Aujourd’hui, c’est surtout par le prisme des commémorations que se reconstruisent l’histoire et la mémoire de Zyed et Bouna. L’allée qui porte leur nom et la petite stèle posée devant le collège Robert Doisneau dessinent les figures emblématiques de héros des quartiers populaires. La stèle, inaugurée un an après le drame, porte l’hommage : « À la mémoire de Bouna Traoré et de Zyed Benna. “Deux enfants ont quitté la Terre, mais deux anges sont entrés au Paradis”. Élèves du collège Robert Doisneau. 27 octobre 2006. Association Au-delà des Mots ». La phrase choisie par les élèves interpelle. Elle est un des signes par lesquels s’ébauche une héroïsation des deux jeunes. Bien que la religion ne soit pas précisée, le passage de la terre au paradis exprime une survie après la mort. Désigner les deux adolescents (17 et 15 ans) comme enfants et anges leur confère une qualité essentielle d’innocence : ils sont l’opposé de l’image de délinquance et de violence attachée aux jeunes de banlieue. Cette image positive est étayée par les propos de la principale du collège, Marie-Christine Culioli, qui dresse le portrait de deux élèves peu intéressés par les études, mais assidus et sans problème. Mais la dénomination, qui, aux prénoms habituellement employés seuls, ajoute les noms de famille, donne une stature autre aux deux enfants : elle les met au même rang que les hommes ou femmes que des noms de rue, des statues, des monuments aux morts célèbrent.

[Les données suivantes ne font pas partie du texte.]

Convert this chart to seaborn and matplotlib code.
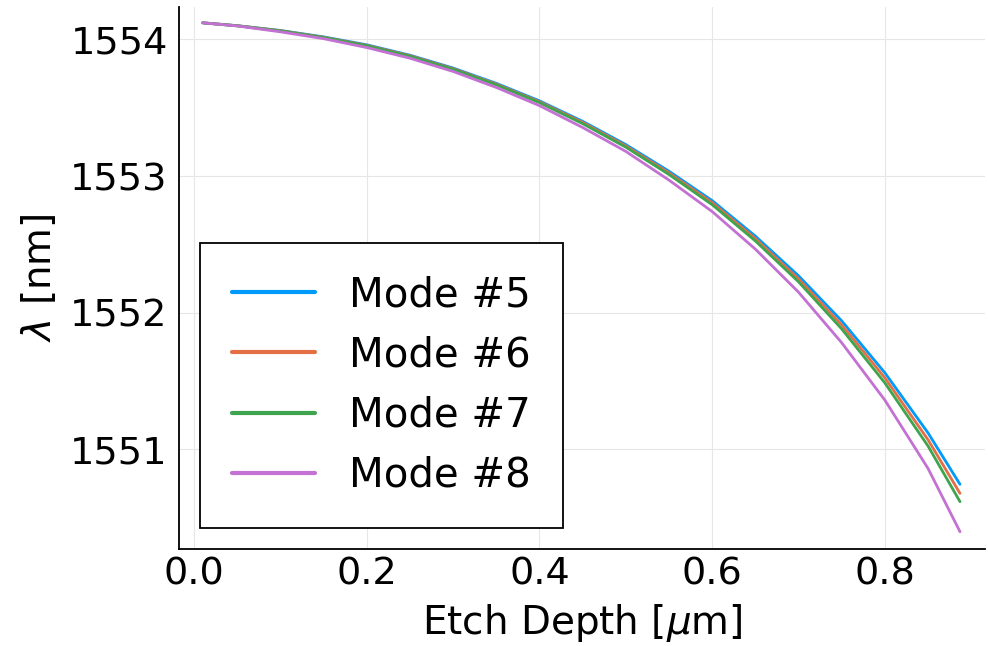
import pandas as pd
import seaborn as sns
import matplotlib.pyplot as plt

# Julia Plots default palette
COLORS = ["#009AFA", "#E36F47", "#3EA44E", "#C371D2"]

sns.set_theme(style="whitegrid")
plt.rcParams["font.family"] = ["DejaVu Sans"]
plt.rcParams["mathtext.fontset"] = "dejavusans"

# ----------------------------------------------------------------------
# DATA
# ----------------------------------------------------------------------
etch_depth = [0.01, 0.05, 0.10, 0.15, 0.20, 0.25, 0.30, 0.35, 0.40, 0.45,
              0.50, 0.55, 0.60, 0.65, 0.70, 0.75, 0.80, 0.85, 0.887]

mode5 = [1554.121, 1554.100, 1554.065, 1554.018, 1553.960, 1553.884, 1553.790,
         1553.678, 1553.550, 1553.400, 1553.230, 1553.035, 1552.820, 1552.560,
         1552.270, 1551.940, 1551.560, 1551.120, 1550.744]
mode6 = [1554.121, 1554.100, 1554.063, 1554.015, 1553.956, 1553.880, 1553.785,
         1553.672, 1553.543, 1553.392, 1553.220, 1553.023, 1552.805, 1552.542,
         1552.247, 1551.910, 1551.523, 1551.070, 1550.678]
mode7 = [1554.121, 1554.099, 1554.061, 1554.013, 1553.953, 1553.876, 1553.781,
         1553.667, 1553.537, 1553.383, 1553.211, 1553.011, 1552.790, 1552.525,
         1552.226, 1551.881, 1551.486, 1551.024, 1550.617]
mode8 = [1554.121, 1554.098, 1554.055, 1554.005, 1553.940, 1553.862, 1553.765,
         1553.648, 1553.515, 1553.355, 1553.180, 1552.970, 1552.740, 1552.465,
         1552.150, 1551.780, 1551.360, 1550.860, 1550.397]

mode_labels = ["Mode #5", "Mode #6", "Mode #7", "Mode #8"]
x_ticks = [0.0, 0.2, 0.4, 0.6, 0.8]
y_ticks = [1551, 1552, 1553, 1554]

frames = []
for label, vals in zip(mode_labels, [mode5, mode6, mode7, mode8]):
    frames.append(pd.DataFrame({"depth": etch_depth, "wavelength": vals, "mode": label}))
df = pd.concat(frames, ignore_index=True)

# ----------------------------------------------------------------------
# PLOT
# ----------------------------------------------------------------------
fig = plt.figure(figsize=(9.88, 6.46), dpi=100)
ax = fig.add_axes([0.181, 0.150, 0.816, 0.839])

sns.lineplot(
    data=df,
    x="depth",
    y="wavelength",
    hue="mode",
    palette=COLORS,
    linewidth=2,
    estimator=None,
    sort=False,
    ax=ax,
)

ax.set_xlim(-0.0177, 0.916)
ax.set_ylim(1550.27, 1554.236)
ax.set_xticks(x_ticks)
ax.set_xticklabels([f"{t:.1f}" for t in x_ticks])
ax.set_yticks(y_ticks)
ax.set_yticklabels([str(t) for t in y_ticks])

ax.set_facecolor("white")
ax.grid(True, color="#e6e6e6", linewidth=0.8)
for side in ["top", "right"]:
    ax.spines[side].set_visible(False)
for side in ["left", "bottom"]:
    ax.spines[side].set_visible(True)
    ax.spines[side].set_color("black")
    ax.spines[side].set_linewidth(1.3)

ax.tick_params(axis="both", direction="in", length=4, width=1, color="black",
               labelsize=27.5, labelcolor="black")
ax.tick_params(axis="y", pad=8)
ax.tick_params(axis="x", pad=5)

ax.set_xlabel(r"Etch Depth [$\mu$m]", fontsize=28, color="black", labelpad=7)
ax.set_ylabel(r"$\lambda$ [nm]", fontsize=28, color="black", labelpad=8)

leg = ax.legend(
    loc="lower left",
    bbox_to_anchor=(0.026, 0.039),
    borderaxespad=0,
    fontsize=29,
    frameon=True,
    fancybox=False,
    framealpha=1,
    edgecolor="black",
    handlelength=2.06,
    handletextpad=0.85,
    labelspacing=0.5,
    borderpad=0.8,
)
leg.get_frame().set_linewidth(1.3)
for text in leg.get_texts():
    text.set_color("black")
for line in leg.get_lines():
    line.set_linewidth(3)

fig.savefig("out.png", dpi=100)
plt.close(fig)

Manifestation suite au décès de Zyed et Bouna

À cette mémoire apaisée gravée dans le marbre et transmise par les commémorations, s’oppose celle que revendiquent les jeunes, notamment à Clichy-sous-Bois et à Corbeil-Essonnes : la mémoire de noms qui, associés à celui d’Adama, donnent leur sens aux combats contre les injustices, contre les violences policières. « Parce que ça peut arriver à n’importe qui d’entre nous » explique une jeune fille de Paris 18e, qui précise quand même que ce sont les garçons qui sont les plus concernés… Cette mémoire de combat est entretenue par la chanson des collégiens de Doisneau et par les messages des rappeurs enregistrés dès 2006. Associant les deux prénoms et la dénonciation du mépris, de la stigmatisation des quartiers d’habitat social, des discriminations raciales, ils empruntent leur registre à un imaginaire contestataire et le renforcent. À Clichy-sous-Bois, l’association AClefeu, dont l’acronyme peut signifier à la fois Assez le feu ! et Association Collectif Liberté Égalité Fraternité Ensemble Unis, a voulu porter le combat sur le plan politique. La « campagne des cahiers de doléances dans les quartiers », organisée dans 120 villes en 2006, a débouché sur le dépôt d’une synthèse à l’Assemblée nationale. Un appel à s’inscrire sur les listes électorales, largement relayé en 2012, a été lancé. Afin que la population des quartiers populaires soit représentée, il a été accompagné par la présentation de candidats aux élections municipales.

Par le caractère emblématique du drame et de la relaxe policière finale, par l’intensité et la diffusion des révoltes sociales qui s’ensuivent, par les commémorations et les ébauches d’héroïsation, par les mobilisations associatives que la mort des deux jeunes de Clichy-sous-Bois suscite jusqu’à aujourd’hui, évoquer l’histoire et la mémoire de Zyed et Bouna est à l’image de ceux qui en font leur source d’inspiration et d’engagement, personnel et collectif. La volonté des jeunes que Zyed et Bouna s’inscrivent parmi les mots de l’abécédaire, les textes qu’ils ont écrits, témoignent de cette petite grande histoire vivante.